→ **WHAT IS BEING ASKED**
Repeat the material below word for word and leave out all pictures.

===== INPUT ROWS

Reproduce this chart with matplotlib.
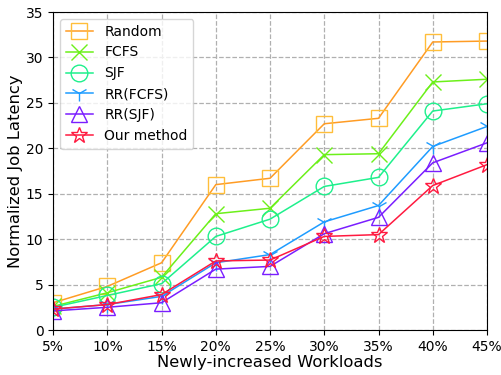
import numpy as np
import matplotlib
matplotlib.use("Agg")
import matplotlib.pyplot as plt

workloads = ["5%", "10%", "15%", "20%", "25%", "30%", "35%", "40%", "45%"]

random_lat = [3.0, 4.8, 7.4, 16.0, 16.7, 22.7, 23.3, 31.7, 31.8]
fcfs_lat = [2.6, 4.1, 5.8, 12.8, 13.4, 19.3, 19.4, 27.3, 27.6]
sjf_lat = [2.5, 3.8, 5.1, 10.3, 12.2, 15.8, 16.8, 24.1, 24.9]
rr_fcfs_lat = [2.3, 2.8, 3.7, 7.4, 8.3, 11.9, 13.7, 20.2, 22.4]
rr_sjf_lat = [2.1, 2.5, 3.0, 6.7, 7.0, 10.6, 12.4, 18.4, 20.6]
our_lat = [2.3, 2.8, 3.9, 7.6, 7.7, 10.3, 10.5, 15.9, 18.2]

series = [
    ("Random", random_lat, "s", "#ff9c24", "#ffbe3a"),
    ("FCFS", fcfs_lat, "x", "#6cf01a", "#6cf01a"),
    ("SJF", sjf_lat, "o", "#1ef08c", "#1ef08c"),
    ("RR(FCFS)", rr_fcfs_lat, "1", "#1e9cff", "#1e9cff"),
    ("RR(SJF)", rr_sjf_lat, "^", "#7a1eff", "#7a1eff"),
    ("Our method", our_lat, "*", "#ff1a40", "#ff1a40"),
]

fig = plt.figure(figsize=(5.01, 3.75), dpi=100)
ax = fig.add_axes([0.106, 0.12, 0.866, 0.848])

x = np.arange(len(workloads))
for name, vals, mk, lc, mc in series:
    ax.plot(x, vals, color=lc, marker=mk, markersize=12, markerfacecolor="none",
            markeredgecolor=mc, markeredgewidth=1.0, linewidth=1.1, label=name)

ax.set_xlim(0, len(workloads) - 1)
ax.set_ylim(0, 35)
ax.set_xticks(x)
ax.set_xticklabels(workloads)
ax.set_yticks(np.arange(0, 36, 5))
ax.tick_params(labelsize=10)
ax.set_xlabel("Newly-increased Workloads", fontsize=11.8, labelpad=1)
ax.set_ylabel("Normalized Job Latency", fontsize=11.8, labelpad=2)
ax.grid(True, linestyle="--", color="#b0b0b0", linewidth=0.9)
ax.set_axisbelow(True)
ax.legend(loc="upper left", fontsize=10, framealpha=0.8)

fig.savefig("out.png", dpi=100)
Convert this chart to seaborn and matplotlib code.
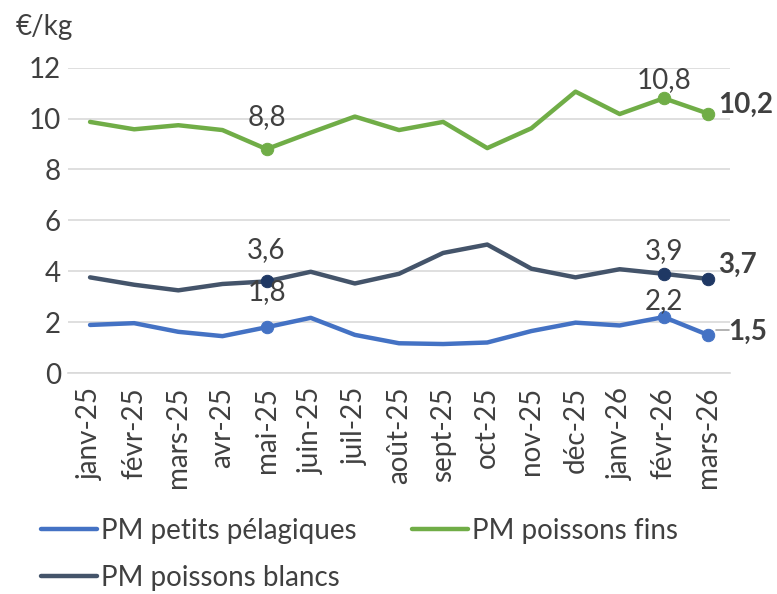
import matplotlib
matplotlib.use("Agg")
import matplotlib.pyplot as plt
import seaborn as sns
import pandas as pd
import numpy as np
from matplotlib.lines import Line2D

months = ["janv-25", "févr-25", "mars-25", "avr-25", "mai-25", "juin-25", "juil-25",
          "août-25", "sept-25", "oct-25", "nov-25", "déc-25", "janv-26", "févr-26", "mars-26"]

pelagiques = [1.89, 1.96, 1.62, 1.45, 1.8, 2.17, 1.5, 1.17, 1.14, 1.2, 1.65, 1.98, 1.87, 2.2, 1.5]
fins = [9.87, 9.58, 9.74, 9.55, 8.8, 9.45, 10.08, 9.55, 9.87, 8.84, 9.62, 11.06, 10.18, 10.8, 10.2]
blancs = [3.76, 3.47, 3.25, 3.5, 3.6, 3.98, 3.52, 3.9, 4.72, 5.05, 4.1, 3.76, 4.08, 3.9, 3.7]

series_names = ["PM petits pélagiques", "PM poissons fins", "PM poissons blancs"]
series_values = [pelagiques, fins, blancs]
colors = {"PM petits pélagiques": "#4472C4",
          "PM poissons fins": "#70AD47",
          "PM poissons blancs": "#44546A"}
marker_colors = {"PM petits pélagiques": "#4472C4",
                 "PM poissons fins": "#70AD47",
                 "PM poissons blancs": "#1F3864"}
# label offsets (pixels above the point) for mai-25 and févr-26
label_offsets = {"PM petits pélagiques": [35, 16],
                 "PM poissons fins": [32, 18],
                 "PM poissons blancs": [31, 23]}
end_offsets = {"PM petits pélagiques": (20, 3),
               "PM poissons fins": (10, 9),
               "PM poissons blancs": (10, 14)}

# long format for seaborn
rows = []
for name, vals in zip(series_names, series_values):
    for i, v in enumerate(vals):
        rows.append({"idx": i, "mois": months[i], "serie": name, "prix": v})
df = pd.DataFrame(rows)

sns.set_style("white")
plt.rcParams["font.family"] = ["Lato", "DejaVu Sans"]
txt_color = "#404040"
fs = 20

fig = plt.figure(figsize=(7.77, 5.94), dpi=100)
ax = fig.add_axes([0.0875, 0.372, 0.852, 0.514])

for name in series_names:
    sub = df[df["serie"] == name]
    sns.lineplot(data=sub, x="idx", y="prix", color=colors[name], linewidth=3.2,
                 ax=ax, legend=False, zorder=3)

# highlighted points: mai-25, févr-26, mars-26
hl = [4, 13, 14]
for name in series_names:
    sub = df[(df["serie"] == name) & (df["idx"].isin(hl))]
    sns.scatterplot(data=sub, x="idx", y="prix", color=marker_colors[name], s=80,
                    edgecolor=marker_colors[name], ax=ax, legend=False, zorder=4)

for name, vals in zip(series_names, series_values):
    for k, i in enumerate([4, 13]):
        ax.annotate(f"{vals[i]:.1f}".replace(".", ","), (i, vals[i]),
                    xytext=(0, label_offsets[name][k]), textcoords="offset pixels",
                    ha="center", va="center", fontsize=fs, color=txt_color, zorder=5)
    dx, dy = end_offsets[name]
    ax.annotate(f"{vals[14]:.1f}".replace(".", ","), (14, vals[14]), xytext=(dx, dy),
                textcoords="offset pixels", ha="left", va="center",
                fontsize=fs, fontweight="bold", color=txt_color, zorder=5,
                annotation_clip=False)

# leader line for 1,5
ax.plot([14.18, 14.48], [pelagiques[14] + 0.18, pelagiques[14] + 0.18],
        color="#A6A6A6", linewidth=1.2, clip_on=False)

ax.set_xlim(-0.5, len(months) - 0.5)
ax.set_ylim(0, 12)
ax.set_yticks([0, 2, 4, 6, 8, 10, 12])
ax.set_xticks(range(len(months)))
ax.set_xticklabels(months, rotation=90, fontsize=fs, color=txt_color)
ax.set_xticks(np.arange(-0.5, len(months)), minor=True)
ax.tick_params(axis="x", which="major", length=0, pad=10)
ax.tick_params(axis="x", which="minor", length=10, color="#D9D9D9", width=1.2)
ax.tick_params(axis="y", length=0, labelsize=fs, labelcolor=txt_color, pad=5)
ax.grid(axis="y", color="#D9D9D9", linewidth=1.2)
ax.set_axisbelow(True)
for s in ["top", "right", "left"]:
    ax.spines[s].set_visible(False)
ax.spines["bottom"].set_color("#D9D9D9")
ax.spines["bottom"].set_linewidth(1.2)
ax.set_xlabel("")
ax.set_ylabel("")

fig.text(0.02, 0.955, "€/kg", fontsize=fs, color=txt_color, ha="left", va="center")

handles = [Line2D([0], [0], color=colors[n], linewidth=3.2) for n in series_names]
order = [0, 2, 1]
leg = fig.legend([handles[i] for i in order], [series_names[i] for i in order],
                 loc="upper left", bbox_to_anchor=(0.053, 0.128), ncol=2, frameon=False,
                 fontsize=fs, handlelength=2.0, handletextpad=0.15,
                 columnspacing=2.0, labelspacing=0.75, borderpad=0, borderaxespad=0)
for t in leg.get_texts():
    t.set_color(txt_color)

fig.savefig("out.png", dpi=100)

==========

→ **SOLUTION TO THIS EXERCISE**
Reproduce this chart with matplotlib.
import numpy as np
import matplotlib
matplotlib.use("Agg")
import matplotlib.pyplot as plt

workloads = ["5%", "10%", "15%", "20%", "25%", "30%", "35%", "40%", "45%"]

random_lat = [3.0, 4.8, 7.4, 16.0, 16.7, 22.7, 23.3, 31.7, 31.8]
fcfs_lat = [2.6, 4.1, 5.8, 12.8, 13.4, 19.3, 19.4, 27.3, 27.6]
sjf_lat = [2.5, 3.8, 5.1, 10.3, 12.2, 15.8, 16.8, 24.1, 24.9]
rr_fcfs_lat = [2.3, 2.8, 3.7, 7.4, 8.3, 11.9, 13.7, 20.2, 22.4]
rr_sjf_lat = [2.1, 2.5, 3.0, 6.7, 7.0, 10.6, 12.4, 18.4, 20.6]
our_lat = [2.3, 2.8, 3.9, 7.6, 7.7, 10.3, 10.5, 15.9, 18.2]

series = [
    ("Random", random_lat, "s", "#ff9c24", "#ffbe3a"),
    ("FCFS", fcfs_lat, "x", "#6cf01a", "#6cf01a"),
    ("SJF", sjf_lat, "o", "#1ef08c", "#1ef08c"),
    ("RR(FCFS)", rr_fcfs_lat, "1", "#1e9cff", "#1e9cff"),
    ("RR(SJF)", rr_sjf_lat, "^", "#7a1eff", "#7a1eff"),
    ("Our method", our_lat, "*", "#ff1a40", "#ff1a40"),
]

fig = plt.figure(figsize=(5.01, 3.75), dpi=100)
ax = fig.add_axes([0.106, 0.12, 0.866, 0.848])

x = np.arange(len(workloads))
for name, vals, mk, lc, mc in series:
    ax.plot(x, vals, color=lc, marker=mk, markersize=12, markerfacecolor="none",
            markeredgecolor=mc, markeredgewidth=1.0, linewidth=1.1, label=name)

ax.set_xlim(0, len(workloads) - 1)
ax.set_ylim(0, 35)
ax.set_xticks(x)
ax.set_xticklabels(workloads)
ax.set_yticks(np.arange(0, 36, 5))
ax.tick_params(labelsize=10)
ax.set_xlabel("Newly-increased Workloads", fontsize=11.8, labelpad=1)
ax.set_ylabel("Normalized Job Latency", fontsize=11.8, labelpad=2)
ax.grid(True, linestyle="--", color="#b0b0b0", linewidth=0.9)
ax.set_axisbelow(True)
ax.legend(loc="upper left", fontsize=10, framealpha=0.8)

fig.savefig("out.png", dpi=100)
Convert this chart to seaborn and matplotlib code.
import matplotlib
matplotlib.use("Agg")
import matplotlib.pyplot as plt
import seaborn as sns
import pandas as pd
import numpy as np
from matplotlib.lines import Line2D

months = ["janv-25", "févr-25", "mars-25", "avr-25", "mai-25", "juin-25", "juil-25",
          "août-25", "sept-25", "oct-25", "nov-25", "déc-25", "janv-26", "févr-26", "mars-26"]

pelagiques = [1.89, 1.96, 1.62, 1.45, 1.8, 2.17, 1.5, 1.17, 1.14, 1.2, 1.65, 1.98, 1.87, 2.2, 1.5]
fins = [9.87, 9.58, 9.74, 9.55, 8.8, 9.45, 10.08, 9.55, 9.87, 8.84, 9.62, 11.06, 10.18, 10.8, 10.2]
blancs = [3.76, 3.47, 3.25, 3.5, 3.6, 3.98, 3.52, 3.9, 4.72, 5.05, 4.1, 3.76, 4.08, 3.9, 3.7]

series_names = ["PM petits pélagiques", "PM poissons fins", "PM poissons blancs"]
series_values = [pelagiques, fins, blancs]
colors = {"PM petits pélagiques": "#4472C4",
          "PM poissons fins": "#70AD47",
          "PM poissons blancs": "#44546A"}
marker_colors = {"PM petits pélagiques": "#4472C4",
                 "PM poissons fins": "#70AD47",
                 "PM poissons blancs": "#1F3864"}
# label offsets (pixels above the point) for mai-25 and févr-26
label_offsets = {"PM petits pélagiques": [35, 16],
                 "PM poissons fins": [32, 18],
                 "PM poissons blancs": [31, 23]}
end_offsets = {"PM petits pélagiques": (20, 3),
               "PM poissons fins": (10, 9),
               "PM poissons blancs": (10, 14)}

# long format for seaborn
rows = []
for name, vals in zip(series_names, series_values):
    for i, v in enumerate(vals):
        rows.append({"idx": i, "mois": months[i], "serie": name, "prix": v})
df = pd.DataFrame(rows)

sns.set_style("white")
plt.rcParams["font.family"] = ["Lato", "DejaVu Sans"]
txt_color = "#404040"
fs = 20

fig = plt.figure(figsize=(7.77, 5.94), dpi=100)
ax = fig.add_axes([0.0875, 0.372, 0.852, 0.514])

for name in series_names:
    sub = df[df["serie"] == name]
    sns.lineplot(data=sub, x="idx", y="prix", color=colors[name], linewidth=3.2,
                 ax=ax, legend=False, zorder=3)

# highlighted points: mai-25, févr-26, mars-26
hl = [4, 13, 14]
for name in series_names:
    sub = df[(df["serie"] == name) & (df["idx"].isin(hl))]
    sns.scatterplot(data=sub, x="idx", y="prix", color=marker_colors[name], s=80,
                    edgecolor=marker_colors[name], ax=ax, legend=False, zorder=4)

for name, vals in zip(series_names, series_values):
    for k, i in enumerate([4, 13]):
        ax.annotate(f"{vals[i]:.1f}".replace(".", ","), (i, vals[i]),
                    xytext=(0, label_offsets[name][k]), textcoords="offset pixels",
                    ha="center", va="center", fontsize=fs, color=txt_color, zorder=5)
    dx, dy = end_offsets[name]
    ax.annotate(f"{vals[14]:.1f}".replace(".", ","), (14, vals[14]), xytext=(dx, dy),
                textcoords="offset pixels", ha="left", va="center",
                fontsize=fs, fontweight="bold", color=txt_color, zorder=5,
                annotation_clip=False)

# leader line for 1,5
ax.plot([14.18, 14.48], [pelagiques[14] + 0.18, pelagiques[14] + 0.18],
        color="#A6A6A6", linewidth=1.2, clip_on=False)

ax.set_xlim(-0.5, len(months) - 0.5)
ax.set_ylim(0, 12)
ax.set_yticks([0, 2, 4, 6, 8, 10, 12])
ax.set_xticks(range(len(months)))
ax.set_xticklabels(months, rotation=90, fontsize=fs, color=txt_color)
ax.set_xticks(np.arange(-0.5, len(months)), minor=True)
ax.tick_params(axis="x", which="major", length=0, pad=10)
ax.tick_params(axis="x", which="minor", length=10, color="#D9D9D9", width=1.2)
ax.tick_params(axis="y", length=0, labelsize=fs, labelcolor=txt_color, pad=5)
ax.grid(axis="y", color="#D9D9D9", linewidth=1.2)
ax.set_axisbelow(True)
for s in ["top", "right", "left"]:
    ax.spines[s].set_visible(False)
ax.spines["bottom"].set_color("#D9D9D9")
ax.spines["bottom"].set_linewidth(1.2)
ax.set_xlabel("")
ax.set_ylabel("")

fig.text(0.02, 0.955, "€/kg", fontsize=fs, color=txt_color, ha="left", va="center")

handles = [Line2D([0], [0], color=colors[n], linewidth=3.2) for n in series_names]
order = [0, 2, 1]
leg = fig.legend([handles[i] for i in order], [series_names[i] for i in order],
                 loc="upper left", bbox_to_anchor=(0.053, 0.128), ncol=2, frameon=False,
                 fontsize=fs, handlelength=2.0, handletextpad=0.15,
                 columnspacing=2.0, labelspacing=0.75, borderpad=0, borderaxespad=0)
for t in leg.get_texts():
    t.set_color(txt_color)

fig.savefig("out.png", dpi=100)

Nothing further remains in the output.